Juvenile crime also plunged after the age of juvenile court was raised. After 16-year-olds were incorporated into the juvenile system, their arrests plummeted 28 percent more than previous years’ trends predicted. A report we conducted at the Harvard Kennedy School of Government showed that, from 2008 to 2015, juvenile arrests declined an astounding 68 percent compared to a 44 percent decline in overall arrests in Connecticut during that time. Research consistently shows that youth tried as adults get rearrested more frequently than those retained in juvenile court.

Of course emerging adults aren’t juveniles. Developmental research shows they are in between juveniles and adults developmentally, more volatile in emotionally charged settings, more susceptible to peer influence, less future oriented and greater risk-takers than older adults. This is why they can’t legally purchase handguns or drink alcohol, and why it’s difficult for them to rent cars.

But it’s not just age that changes people, it’s experience. Occupying adult roles helps young people mature out of delinquent behavior. Completing one’s education, getting a job and getting married have all been shown to help young people – particularly young males who commit most crime – matriculate out of criminality. As young people accrue these experiences with age, their arrest rates take a nose dive.

But these milestones are greatly inhibited by a criminal record or a stint in jail. Sadly, youth of color bear a disproportionate burden, constituting 85 percent of the total population of that age group in Connecticut’s prisons in 2015.

Raising the age of juvenile court to include most emerging adults (except, as specified in the bill, those charged with the most serious offenses) will fulfill two key goals simultaneously. First, it will provide greater access to rehabilitative programming for young adults who get very little help in the adult system. Second, it will prevent them from accruing adult criminal records or jail experience. That’s why, since Gov. Malloy originally proposed to incorporate emerging adults into the juvenile court, elected officials in three other states – Illinois, Massachusetts and Vermont – have proposed similar legislation.

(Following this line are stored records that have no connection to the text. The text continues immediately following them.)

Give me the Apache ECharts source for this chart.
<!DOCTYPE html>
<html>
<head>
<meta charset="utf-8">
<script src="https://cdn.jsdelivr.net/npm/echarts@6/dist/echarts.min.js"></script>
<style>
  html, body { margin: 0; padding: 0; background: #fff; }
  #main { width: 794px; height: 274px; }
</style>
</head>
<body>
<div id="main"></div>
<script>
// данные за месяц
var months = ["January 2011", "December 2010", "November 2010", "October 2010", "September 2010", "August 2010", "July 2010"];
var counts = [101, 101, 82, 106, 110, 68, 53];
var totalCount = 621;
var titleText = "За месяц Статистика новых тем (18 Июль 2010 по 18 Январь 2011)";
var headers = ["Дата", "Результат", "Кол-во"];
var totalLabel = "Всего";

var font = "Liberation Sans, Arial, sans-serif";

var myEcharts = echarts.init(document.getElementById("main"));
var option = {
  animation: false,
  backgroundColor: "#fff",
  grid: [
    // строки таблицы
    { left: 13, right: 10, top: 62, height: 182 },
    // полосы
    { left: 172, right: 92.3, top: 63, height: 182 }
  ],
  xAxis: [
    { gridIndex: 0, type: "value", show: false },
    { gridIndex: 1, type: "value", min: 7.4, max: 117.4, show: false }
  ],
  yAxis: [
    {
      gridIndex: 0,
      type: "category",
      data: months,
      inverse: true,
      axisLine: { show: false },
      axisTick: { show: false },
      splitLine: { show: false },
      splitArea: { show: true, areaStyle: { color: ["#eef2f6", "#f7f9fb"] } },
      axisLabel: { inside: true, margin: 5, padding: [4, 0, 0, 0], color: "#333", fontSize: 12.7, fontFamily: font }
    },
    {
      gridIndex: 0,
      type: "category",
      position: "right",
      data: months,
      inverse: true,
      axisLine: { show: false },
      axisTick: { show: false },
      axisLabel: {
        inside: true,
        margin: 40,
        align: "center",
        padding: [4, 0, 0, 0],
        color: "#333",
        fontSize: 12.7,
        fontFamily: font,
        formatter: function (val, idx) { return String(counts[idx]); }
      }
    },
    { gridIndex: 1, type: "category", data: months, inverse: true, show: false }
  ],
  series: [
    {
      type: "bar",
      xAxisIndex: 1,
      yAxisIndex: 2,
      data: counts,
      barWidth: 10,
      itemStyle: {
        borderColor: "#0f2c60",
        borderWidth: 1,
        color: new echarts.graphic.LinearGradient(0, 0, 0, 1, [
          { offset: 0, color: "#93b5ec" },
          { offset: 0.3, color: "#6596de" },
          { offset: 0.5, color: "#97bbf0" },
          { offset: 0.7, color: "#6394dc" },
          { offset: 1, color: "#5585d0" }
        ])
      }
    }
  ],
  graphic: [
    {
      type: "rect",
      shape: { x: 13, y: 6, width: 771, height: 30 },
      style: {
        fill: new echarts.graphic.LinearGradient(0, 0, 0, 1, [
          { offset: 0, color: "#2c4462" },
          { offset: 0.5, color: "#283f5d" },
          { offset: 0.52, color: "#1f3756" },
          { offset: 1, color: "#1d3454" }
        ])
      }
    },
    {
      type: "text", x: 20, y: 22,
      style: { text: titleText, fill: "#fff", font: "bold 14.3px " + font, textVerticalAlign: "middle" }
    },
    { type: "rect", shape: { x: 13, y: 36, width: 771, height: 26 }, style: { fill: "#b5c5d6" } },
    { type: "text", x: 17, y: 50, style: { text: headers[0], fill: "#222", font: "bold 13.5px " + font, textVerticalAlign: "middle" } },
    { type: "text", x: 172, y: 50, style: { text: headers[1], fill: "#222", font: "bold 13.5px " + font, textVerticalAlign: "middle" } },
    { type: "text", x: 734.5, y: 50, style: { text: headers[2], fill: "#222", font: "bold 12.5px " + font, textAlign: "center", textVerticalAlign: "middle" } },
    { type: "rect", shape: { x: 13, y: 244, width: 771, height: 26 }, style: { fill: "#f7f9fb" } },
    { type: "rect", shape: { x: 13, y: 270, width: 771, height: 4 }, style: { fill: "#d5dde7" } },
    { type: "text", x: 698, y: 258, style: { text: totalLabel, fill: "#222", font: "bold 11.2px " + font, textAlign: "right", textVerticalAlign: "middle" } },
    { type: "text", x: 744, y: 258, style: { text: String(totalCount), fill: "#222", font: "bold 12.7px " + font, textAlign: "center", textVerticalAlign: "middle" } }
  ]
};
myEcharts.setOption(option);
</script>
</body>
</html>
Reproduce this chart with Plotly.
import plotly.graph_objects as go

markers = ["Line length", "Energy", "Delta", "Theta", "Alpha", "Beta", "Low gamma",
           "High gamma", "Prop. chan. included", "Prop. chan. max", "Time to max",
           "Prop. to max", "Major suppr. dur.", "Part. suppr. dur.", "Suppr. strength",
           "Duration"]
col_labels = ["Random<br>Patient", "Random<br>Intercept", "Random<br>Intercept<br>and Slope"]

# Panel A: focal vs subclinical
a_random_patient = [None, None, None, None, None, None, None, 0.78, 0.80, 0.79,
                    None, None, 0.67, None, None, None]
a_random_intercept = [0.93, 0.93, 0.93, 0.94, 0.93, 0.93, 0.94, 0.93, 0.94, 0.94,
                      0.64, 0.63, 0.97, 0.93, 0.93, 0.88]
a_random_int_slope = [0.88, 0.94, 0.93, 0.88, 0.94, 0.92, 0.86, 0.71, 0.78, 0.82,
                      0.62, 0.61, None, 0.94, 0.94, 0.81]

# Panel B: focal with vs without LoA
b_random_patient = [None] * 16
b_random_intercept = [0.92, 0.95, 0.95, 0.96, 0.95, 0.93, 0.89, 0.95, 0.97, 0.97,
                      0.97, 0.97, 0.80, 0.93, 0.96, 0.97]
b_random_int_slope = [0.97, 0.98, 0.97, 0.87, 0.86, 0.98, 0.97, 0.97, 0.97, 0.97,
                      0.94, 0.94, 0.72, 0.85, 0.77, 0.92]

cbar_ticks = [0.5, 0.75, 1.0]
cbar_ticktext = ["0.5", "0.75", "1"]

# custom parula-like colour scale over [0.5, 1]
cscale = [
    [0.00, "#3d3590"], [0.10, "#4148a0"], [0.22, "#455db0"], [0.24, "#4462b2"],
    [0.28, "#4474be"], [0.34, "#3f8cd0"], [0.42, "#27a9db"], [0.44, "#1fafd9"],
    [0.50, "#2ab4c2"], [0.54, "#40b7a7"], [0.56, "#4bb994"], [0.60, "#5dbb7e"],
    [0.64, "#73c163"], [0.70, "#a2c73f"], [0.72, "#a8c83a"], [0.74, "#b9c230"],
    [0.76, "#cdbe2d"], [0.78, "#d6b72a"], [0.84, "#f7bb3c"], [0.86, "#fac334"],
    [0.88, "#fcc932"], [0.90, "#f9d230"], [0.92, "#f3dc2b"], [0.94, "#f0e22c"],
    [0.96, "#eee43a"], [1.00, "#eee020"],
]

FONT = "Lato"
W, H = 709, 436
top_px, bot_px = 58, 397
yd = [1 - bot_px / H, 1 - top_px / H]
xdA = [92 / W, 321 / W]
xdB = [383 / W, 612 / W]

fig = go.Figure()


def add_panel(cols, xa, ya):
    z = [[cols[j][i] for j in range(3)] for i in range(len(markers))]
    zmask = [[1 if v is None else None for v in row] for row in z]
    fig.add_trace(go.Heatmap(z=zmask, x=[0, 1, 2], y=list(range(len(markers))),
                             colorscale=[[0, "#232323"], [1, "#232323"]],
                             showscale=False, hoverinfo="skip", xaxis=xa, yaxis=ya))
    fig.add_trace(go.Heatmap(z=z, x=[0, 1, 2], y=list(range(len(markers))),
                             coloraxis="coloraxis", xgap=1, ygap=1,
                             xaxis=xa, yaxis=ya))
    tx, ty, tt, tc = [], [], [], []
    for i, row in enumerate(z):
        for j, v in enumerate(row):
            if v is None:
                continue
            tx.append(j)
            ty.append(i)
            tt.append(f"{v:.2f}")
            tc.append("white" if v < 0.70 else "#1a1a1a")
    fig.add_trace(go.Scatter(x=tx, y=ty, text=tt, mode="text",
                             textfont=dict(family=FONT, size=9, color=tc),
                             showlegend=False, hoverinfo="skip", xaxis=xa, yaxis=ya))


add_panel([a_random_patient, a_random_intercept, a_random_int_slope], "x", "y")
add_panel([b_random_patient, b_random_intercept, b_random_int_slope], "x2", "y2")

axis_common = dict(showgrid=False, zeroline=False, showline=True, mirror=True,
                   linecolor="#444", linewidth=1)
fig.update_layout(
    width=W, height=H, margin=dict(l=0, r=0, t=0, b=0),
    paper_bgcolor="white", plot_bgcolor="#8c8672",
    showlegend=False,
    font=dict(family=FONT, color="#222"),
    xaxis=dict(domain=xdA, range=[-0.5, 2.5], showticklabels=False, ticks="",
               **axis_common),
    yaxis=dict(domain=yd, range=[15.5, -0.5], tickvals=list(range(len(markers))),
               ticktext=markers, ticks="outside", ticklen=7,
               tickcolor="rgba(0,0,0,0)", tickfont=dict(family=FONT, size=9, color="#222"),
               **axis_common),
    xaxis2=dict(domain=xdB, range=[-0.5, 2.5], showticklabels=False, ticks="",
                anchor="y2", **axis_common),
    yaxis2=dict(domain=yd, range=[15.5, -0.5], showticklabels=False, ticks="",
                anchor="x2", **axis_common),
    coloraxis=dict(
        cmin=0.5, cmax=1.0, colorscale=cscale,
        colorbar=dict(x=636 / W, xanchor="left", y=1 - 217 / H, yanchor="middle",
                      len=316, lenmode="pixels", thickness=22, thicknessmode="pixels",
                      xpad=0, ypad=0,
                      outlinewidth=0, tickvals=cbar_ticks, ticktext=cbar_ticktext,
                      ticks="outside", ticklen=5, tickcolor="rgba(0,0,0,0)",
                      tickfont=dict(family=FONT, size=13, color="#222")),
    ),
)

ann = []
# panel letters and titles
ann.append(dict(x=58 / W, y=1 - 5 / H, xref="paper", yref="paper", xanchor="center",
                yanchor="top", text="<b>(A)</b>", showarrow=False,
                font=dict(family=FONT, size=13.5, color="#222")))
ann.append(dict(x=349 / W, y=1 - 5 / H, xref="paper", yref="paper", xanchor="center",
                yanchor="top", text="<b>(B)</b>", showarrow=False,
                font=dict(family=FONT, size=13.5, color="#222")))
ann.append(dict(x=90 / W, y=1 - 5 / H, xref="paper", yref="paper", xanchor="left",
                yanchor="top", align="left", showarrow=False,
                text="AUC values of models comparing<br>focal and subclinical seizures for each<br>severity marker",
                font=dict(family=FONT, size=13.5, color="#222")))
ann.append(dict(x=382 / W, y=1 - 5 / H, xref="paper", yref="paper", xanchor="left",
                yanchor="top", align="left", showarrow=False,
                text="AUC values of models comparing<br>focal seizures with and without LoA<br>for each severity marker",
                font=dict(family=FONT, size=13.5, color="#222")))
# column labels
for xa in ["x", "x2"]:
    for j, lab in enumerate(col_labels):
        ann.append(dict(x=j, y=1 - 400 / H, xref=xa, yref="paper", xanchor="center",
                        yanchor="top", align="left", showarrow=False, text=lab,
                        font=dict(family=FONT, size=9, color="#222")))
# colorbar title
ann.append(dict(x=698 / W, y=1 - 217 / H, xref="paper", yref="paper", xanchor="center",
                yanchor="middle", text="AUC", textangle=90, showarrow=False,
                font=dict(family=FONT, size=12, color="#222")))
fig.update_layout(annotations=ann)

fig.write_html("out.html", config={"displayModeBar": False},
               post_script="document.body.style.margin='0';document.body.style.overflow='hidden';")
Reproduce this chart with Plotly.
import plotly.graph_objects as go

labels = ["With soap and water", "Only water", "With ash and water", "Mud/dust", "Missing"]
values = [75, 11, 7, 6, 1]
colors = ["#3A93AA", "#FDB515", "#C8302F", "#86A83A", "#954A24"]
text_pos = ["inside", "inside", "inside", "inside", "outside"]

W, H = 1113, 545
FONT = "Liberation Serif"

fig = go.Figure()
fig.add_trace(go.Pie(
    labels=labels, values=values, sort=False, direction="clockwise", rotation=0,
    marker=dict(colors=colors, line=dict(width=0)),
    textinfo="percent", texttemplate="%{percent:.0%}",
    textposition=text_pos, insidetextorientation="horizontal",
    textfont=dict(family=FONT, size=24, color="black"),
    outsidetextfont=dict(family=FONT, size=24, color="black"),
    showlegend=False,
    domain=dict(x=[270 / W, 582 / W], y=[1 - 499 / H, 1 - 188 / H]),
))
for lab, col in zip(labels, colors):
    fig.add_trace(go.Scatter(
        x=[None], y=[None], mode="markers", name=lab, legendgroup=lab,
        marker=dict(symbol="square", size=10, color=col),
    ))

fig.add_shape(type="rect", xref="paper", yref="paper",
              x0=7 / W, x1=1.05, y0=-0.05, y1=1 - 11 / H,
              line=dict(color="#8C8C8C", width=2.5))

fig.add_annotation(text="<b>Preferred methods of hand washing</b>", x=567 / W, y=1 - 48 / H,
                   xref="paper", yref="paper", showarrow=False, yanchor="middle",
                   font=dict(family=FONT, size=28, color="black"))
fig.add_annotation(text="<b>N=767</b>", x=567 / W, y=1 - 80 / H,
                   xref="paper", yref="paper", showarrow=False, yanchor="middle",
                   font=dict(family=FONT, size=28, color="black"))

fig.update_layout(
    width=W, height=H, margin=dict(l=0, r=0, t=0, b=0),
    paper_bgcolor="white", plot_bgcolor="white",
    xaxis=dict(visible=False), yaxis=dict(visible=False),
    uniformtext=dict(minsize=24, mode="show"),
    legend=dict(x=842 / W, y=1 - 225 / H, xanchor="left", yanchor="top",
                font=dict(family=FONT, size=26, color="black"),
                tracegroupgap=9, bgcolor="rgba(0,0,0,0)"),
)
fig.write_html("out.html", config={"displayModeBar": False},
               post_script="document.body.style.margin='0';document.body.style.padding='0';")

Emerging adulthood is an age of opportunity. It’s when many of us as parents are dreaming of our children’s prospects, helping them through college with the hopes of a bright future.

It’s also a time when people make mistakes, mostly small ones but sometimes not. Gov. Malloy’s proposal will allow the system to hold high school and college-age young people accountable for their behavior and help them turn their lives around, while still allowing those convicted of more serious crimes to be held accountable in adult court. It’s an idea whose time has come and is worthy of the legislature’s support.

Vincent Schiraldi is a Senior Research Scientist at the Columbia School of Social Work and co-director of the Columbia University Justice Lab. He is former Commissioner of New York City Probation. Lael Chester is Director of the Emerging Adult Project at the Justice Lab.